** PROBLEM TO WORK ON **
Pictures are to be left out. Copy exactly the lines from the one containing "Recreate this image" to the one containing "const colors = ['#616161', '#b3b3b3', '#818181'];", both ends kept.
───── GIVEN RECORDS
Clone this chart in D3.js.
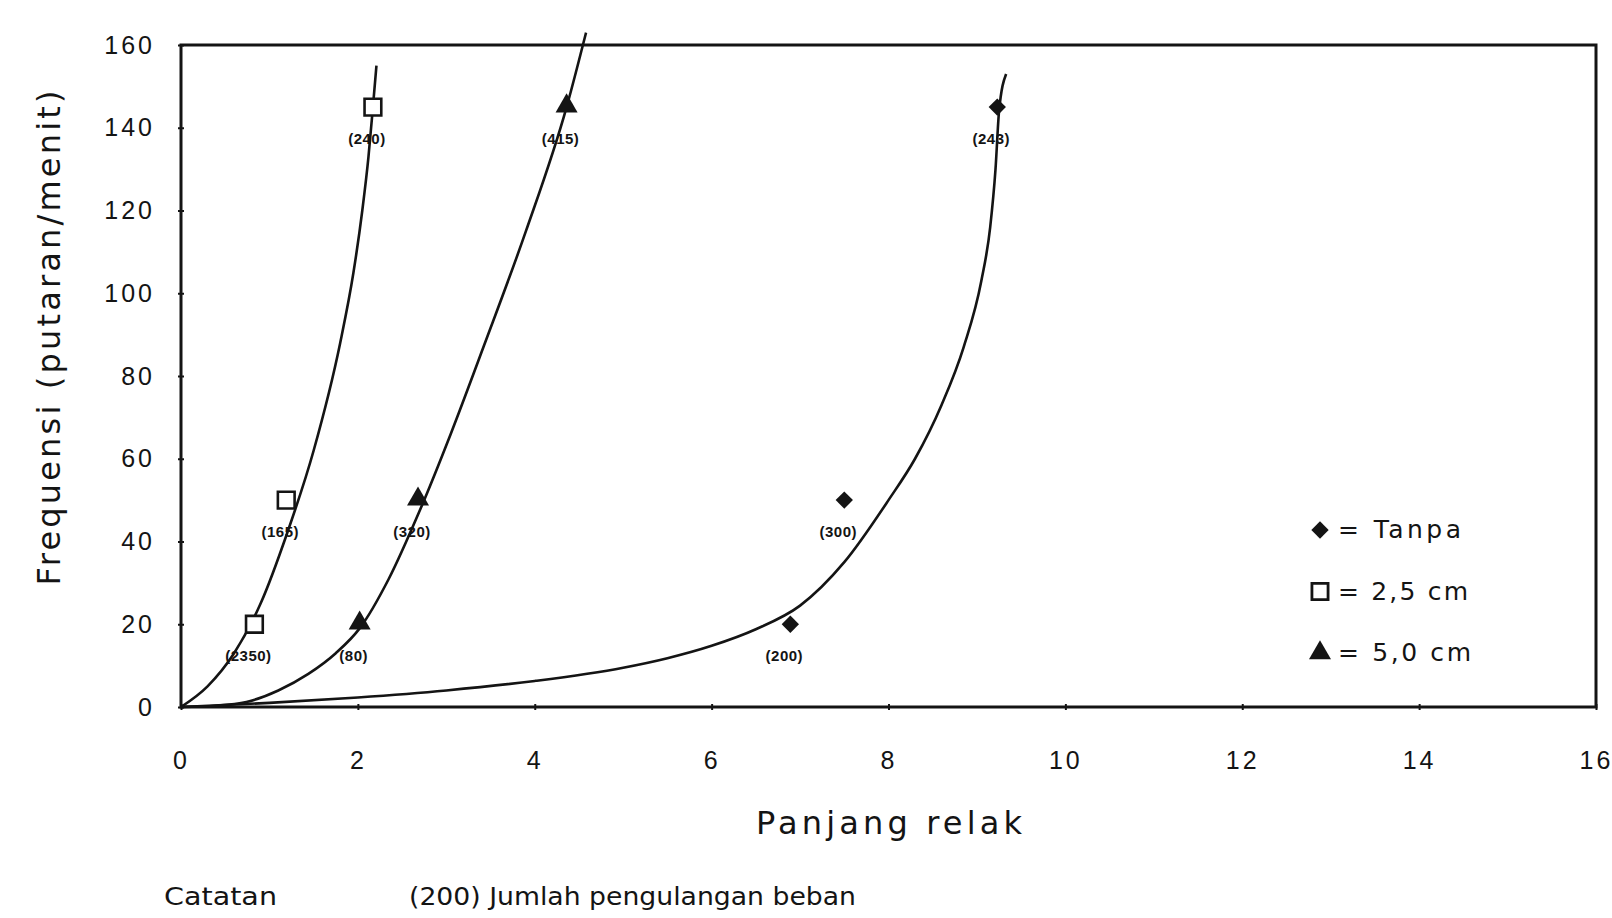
<!DOCTYPE html>
<html>
<head>
<meta charset="utf-8">
<script src="https://cdnjs.cloudflare.com/ajax/libs/d3/7.8.5/d3.min.js"></script>
<style>
    body { margin: 0; background: #fff; }
    text { fill: #141414; }
</style>
</head>
<body>
<div id="chart"></div>
<script>
// tick values on both axes
const xTicks = [0, 2, 4, 6, 8, 10, 12, 14, 16];
const yTicks = [0, 20, 40, 60, 80, 100, 120, 140, 160];

// measured points (x = panjang retak, y = frekuensi) and their labels
const tanpaX = [6.89, 7.5, 9.23];
const tanpaY = [20, 50, 145];
const tanpaLabels = ["(200)", "(300)", "(243)"];

const cm25X = [0.83, 1.19, 2.17];
const cm25Y = [20, 50, 145];
const cm25Labels = ["(2350)", "(165)", "(240)"];

const cm50X = [2.02, 2.68, 4.36];
const cm50Y = [20, 50, 145];
const cm50Labels = ["(80)", "(320)", "(415)"];

// trend curves
const tanpaCurveX = [0, 1, 2, 3, 4, 5, 5.5, 6, 6.5, 7, 7.5, 8, 8.3, 8.6, 8.85, 9.05, 9.15, 9.21, 9.25, 9.33];
const tanpaCurveY = [0, 1, 2.3, 4, 6.3, 9.5, 11.8, 14.8, 18.8, 24.5, 35, 50, 60, 73, 87, 103, 116, 130, 144, 153];

const cm25CurveX = [0, 0.3, 0.6, 0.9, 1.2, 1.5, 1.8, 1.95, 2.05, 2.12, 2.17, 2.21];
const cm25CurveY = [0, 5, 13, 25, 42, 62, 88, 105, 120, 133, 145, 155];

const cm50CurveX = [0, 0.4, 0.74, 1.1, 1.44, 1.75, 2.02, 2.35, 2.69, 3.05, 3.42, 3.9, 4.36, 4.58];
const cm50CurveY = [0, 0.3, 1.2, 4, 8, 13, 19, 31, 47, 66, 87, 115, 145, 163];

const legendNames = ["= Tanpa", "= 2,5 cm", "= 5,0 cm"];

// set the dimensions and margins of the graph
const W = 1612, H = 918;
const margin = { top: 45, right: 16, bottom: 211, left: 181 },
    width = W - margin.left - margin.right,
    height = H - margin.top - margin.bottom;

const svg = d3.select("#chart")
    .append("svg")
    .attr("width", W)
    .attr("height", H)
    .append("g")
    .attr("transform", `translate(${margin.left},${margin.top})`);

const x = d3.scaleLinear().domain([0, 16]).range([0, width]);
const y = d3.scaleLinear().domain([0, 160]).range([height, 0]);

// Y axis
const yAxis = svg.append("g")
    .call(d3.axisLeft(y).tickValues(yTicks).tickSize(4).tickPadding(22));
yAxis.selectAll("text")
    .attr("font-family", "Liberation Sans, Arial, sans-serif")
    .attr("font-size", 25)
    .attr("letter-spacing", 3)
    .attr("fill", "#141414");
yAxis.selectAll(".tick line").attr("x1", -3).attr("x2", 3).attr("stroke", "#141414").attr("stroke-width", 2);
yAxis.select(".domain").remove();

// X axis
const xAxis = svg.append("g")
    .attr("transform", `translate(0, ${height})`)
    .call(d3.axisBottom(x).tickValues(xTicks).tickSize(4).tickPadding(40));
xAxis.selectAll("text")
    .attr("font-family", "Liberation Sans, Arial, sans-serif")
    .attr("font-size", 25)
    .attr("letter-spacing", 3)
    .attr("fill", "#141414");
xAxis.selectAll(".tick line").attr("y1", -3).attr("y2", 3).attr("stroke", "#141414").attr("stroke-width", 2);
xAxis.select(".domain").remove();

// plot frame
svg.append("rect")
    .attr("x", 0).attr("y", 0)
    .attr("width", width).attr("height", height)
    .attr("fill", "none")
    .attr("stroke", "#141414")
    .attr("stroke-width", 3);

// trend curves
const line = d3.line()
    .x(d => x(d[0]))
    .y(d => y(d[1]))
    .curve(d3.curveMonotoneX);

[[tanpaCurveX, tanpaCurveY], [cm25CurveX, cm25CurveY], [cm50CurveX, cm50CurveY]].forEach(c => {
    svg.append("path")
        .datum(d3.zip(c[0], c[1]))
        .attr("d", line)
        .attr("fill", "none")
        .attr("stroke", "#141414")
        .attr("stroke-width", 2.6);
});

// markers
const diamond = d3.symbol().type(d3.symbolSquare).size(150);
const square = d3.symbol().type(d3.symbolSquare).size(280);
const triangle = d3.symbol().type(d3.symbolTriangle).size(210);

function drawSeries(xs, ys, labels, kind) {
    const pts = d3.zip(xs, ys, labels);
    const g = svg.append("g");
    const m = g.selectAll(".pt")
        .data(pts)
        .enter().append("path")
        .attr("class", "pt");
    if (kind == "diamond") {
        m.attr("d", diamond)
            .attr("transform", d => `translate(${x(d[0])},${y(d[1])}) rotate(45)`)
            .attr("fill", "#141414");
    } else if (kind == "square") {
        m.attr("d", square)
            .attr("transform", d => `translate(${x(d[0])},${y(d[1])})`)
            .attr("fill", "#fff")
            .attr("stroke", "#141414")
            .attr("stroke-width", 2.6);
    } else {
        m.attr("d", triangle)
            .attr("transform", d => `translate(${x(d[0])},${y(d[1]) - 1})`)
            .attr("fill", "#141414");
    }
    g.selectAll(".lbl")
        .data(pts)
        .enter().append("text")
        .attr("class", "lbl")
        .attr("x", d => x(d[0]) - 6)
        .attr("y", d => y(d[1]) + 37)
        .attr("text-anchor", "middle")
        .attr("font-family", "Liberation Sans, Arial, sans-serif")
        .attr("font-size", 15)
        .attr("font-weight", "bold")
        .attr("letter-spacing", 0.5)
        .text(d => d[2]);
}

drawSeries(tanpaX, tanpaY, tanpaLabels, "diamond");
drawSeries(cm25X, cm25Y, cm25Labels, "square");
drawSeries(cm50X, cm50Y, cm50Labels, "triangle");

// legend
const legend = svg.append("g").attr("transform", `translate(${1320 - margin.left},${530 - margin.top})`);
legendNames.forEach((name, i) => {
    const row = legend.append("g").attr("transform", `translate(0, ${i * 61.5})`);
    if (i == 0) {
        row.append("path").attr("d", diamond).attr("transform", "rotate(45)").attr("fill", "#141414");
    } else if (i == 1) {
        row.append("path").attr("d", d3.symbol().type(d3.symbolSquare).size(260))
            .attr("fill", "#fff").attr("stroke", "#141414").attr("stroke-width", 2.8);
    } else {
        row.append("path").attr("d", triangle).attr("fill", "#141414");
    }
    row.append("text")
        .attr("x", 18)
        .attr("y", 8)
        .attr("font-family", "DejaVu Sans, Verdana, sans-serif")
        .attr("font-size", 25)
        .attr("textLength", [123, 130, 133][i])
        .attr("lengthAdjust", "spacing")
        .text(name);
});

// axis titles
svg.append("text")
    .attr("text-anchor", "middle")
    .attr("transform", `translate(${60 - margin.left},${338 - margin.top}) rotate(-90)`)
    .attr("font-family", "DejaVu Sans, Verdana, sans-serif")
    .attr("font-size", 32)
    .attr("textLength", 495)
    .attr("lengthAdjust", "spacing")
    .text("Frequensi (putaran/menit)");

svg.append("text")
    .attr("text-anchor", "middle")
    .attr("x", 889 - margin.left)
    .attr("y", 834 - margin.top)
    .attr("font-family", "DejaVu Sans, Verdana, sans-serif")
    .attr("font-size", 32)
    .attr("textLength", 266)
    .attr("lengthAdjust", "spacing")
    .text("Panjang relak");

// note under the chart
svg.append("text")
    .attr("x", 164 - margin.left)
    .attr("y", 905 - margin.top)
    .attr("font-family", "DejaVu Sans, Verdana, sans-serif")
    .attr("font-size", 25)
    .attr("textLength", 113)
    .attr("lengthAdjust", "spacingAndGlyphs")
    .text("Catatan");

svg.append("text")
    .attr("x", 409 - margin.left)
    .attr("y", 905 - margin.top)
    .attr("font-family", "DejaVu Sans, Verdana, sans-serif")
    .attr("font-size", 24)
    .attr("textLength", 447)
    .attr("lengthAdjust", "spacingAndGlyphs")
    .text("(200) Jumlah pengulangan beban");
</script>
</body>
</html>
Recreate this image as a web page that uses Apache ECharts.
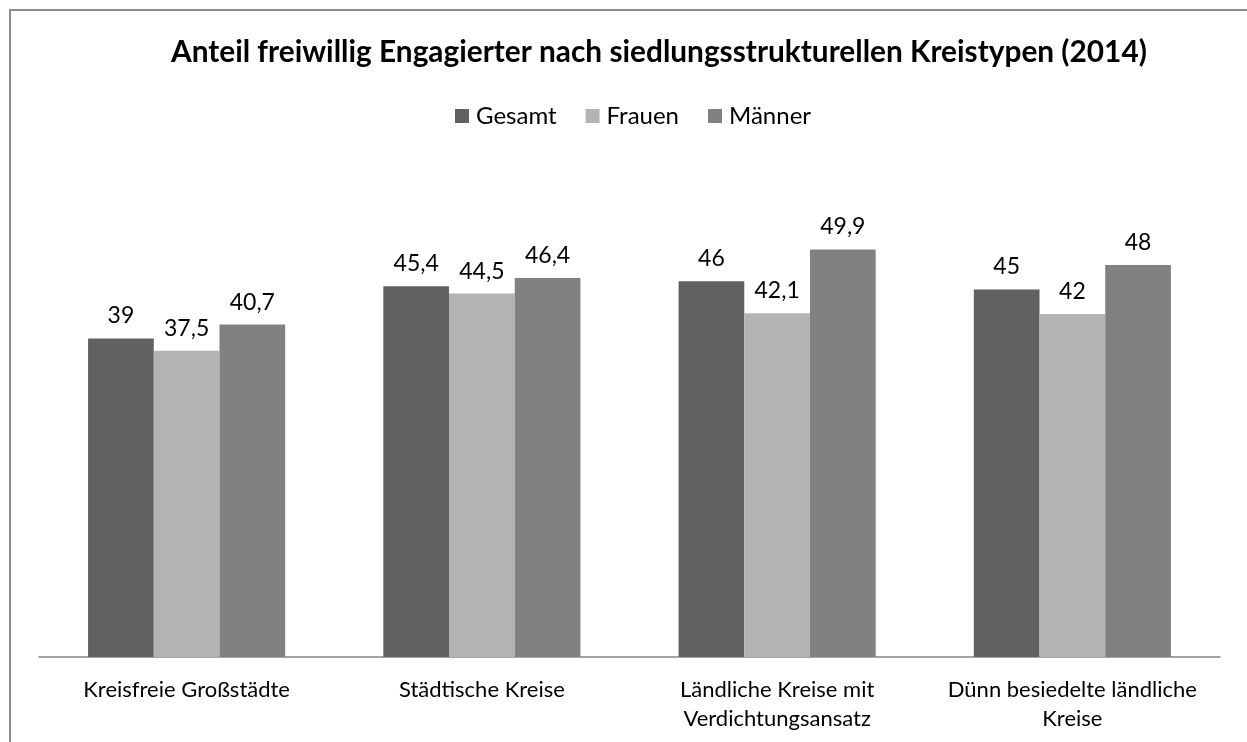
<!DOCTYPE html>
<html>
<head>
<meta charset="utf-8">
<script src="https://cdn.jsdelivr.net/npm/echarts@6/dist/echarts.min.js"></script>
<style>
html,body{margin:0;padding:0;background:#fff;}
#c{width:1247px;height:742px;}
</style>
</head>
<body>
<div id="c"></div>
<script>
const categories = ['Kreisfreie Großstädte', 'Städtische Kreise', 'Ländliche Kreise mit\nVerdichtungsansatz', 'Dünn besiedelte ländliche\nKreise'];
const gesamt = [39, 45.4, 46, 45];
const frauen = [37.5, 44.5, 42.1, 42];
const maenner = [40.7, 46.4, 49.9, 48];
const seriesNames = ['Gesamt', 'Frauen', 'Männer'];
const colors = ['#616161', '#b3b3b3', '#818181'];

const FONT = 'Lato, "Open Sans", sans-serif';
const chart = echarts.init(document.getElementById('c'), null, {renderer: 'canvas'});
const fmt = p => String(p.value).replace('.', ',');
const mk = (name, data, i) => ({
  name, type: 'bar', data, barWidth: 65.7, barGap: '0%',
  itemStyle: {color: colors[i]},
  label: {show: true, position: 'top', distance: 11, formatter: fmt,
          fontFamily: FONT, fontSize: 23, color: '#000'}
});
chart.setOption({
  animation: false,
  textStyle: {fontFamily: FONT},
  graphic: [{type: 'rect', shape: {x: 10, y: 10, width: 1300, height: 800},
    style: {fill: 'none', stroke: '#8c8c8c', lineWidth: 2}, z: 100}],
  title: {text: 'Anteil freiwillig Engagierter nach siedlungsstrukturellen Kreistypen (2014)',
    left: 166, top: 32,
    textStyle: {fontFamily: FONT, fontSize: 29.8, fontWeight: 'bold', color: '#000'}},
  legend: {top: 99, left: 450, itemWidth: 14, itemHeight: 14, itemGap: 29,
    icon: 'rect', textStyle: {fontFamily: FONT, fontSize: 24, color: '#000', padding: [0, 0, 0, 2]},
    data: seriesNames},
  grid: {left: 39, right: 27, top: 167, bottom: 85, containLabel: false},
  xAxis: {type: 'category', data: categories,
    axisLine: {lineStyle: {color: '#868686', width: 1.5}},
    axisTick: {show: false},
    axisLabel: {fontFamily: FONT, fontSize: 22, color: '#000', margin: 18, lineHeight: 29, interval: 0}},
  yAxis: {type: 'value', min: 0, max: 60, interval: 10, show: false,
    splitLine: {show: false}},
  series: [mk(seriesNames[0], gesamt, 0), mk(seriesNames[1], frauen, 1), mk(seriesNames[2], maenner, 2)]
});
</script>
</body>
</html>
──────────
** RESULT OF THE TASK **
Recreate this image as a web page that uses Apache ECharts.
<!DOCTYPE html>
<html>
<head>
<meta charset="utf-8">
<script src="https://cdn.jsdelivr.net/npm/echarts@6/dist/echarts.min.js"></script>
<style>
html,body{margin:0;padding:0;background:#fff;}
#c{width:1247px;height:742px;}
</style>
</head>
<body>
<div id="c"></div>
<script>
const categories = ['Kreisfreie Großstädte', 'Städtische Kreise', 'Ländliche Kreise mit\nVerdichtungsansatz', 'Dünn besiedelte ländliche\nKreise'];
const gesamt = [39, 45.4, 46, 45];
const frauen = [37.5, 44.5, 42.1, 42];
const maenner = [40.7, 46.4, 49.9, 48];
const seriesNames = ['Gesamt', 'Frauen', 'Männer'];
const colors = ['#616161', '#b3b3b3', '#818181'];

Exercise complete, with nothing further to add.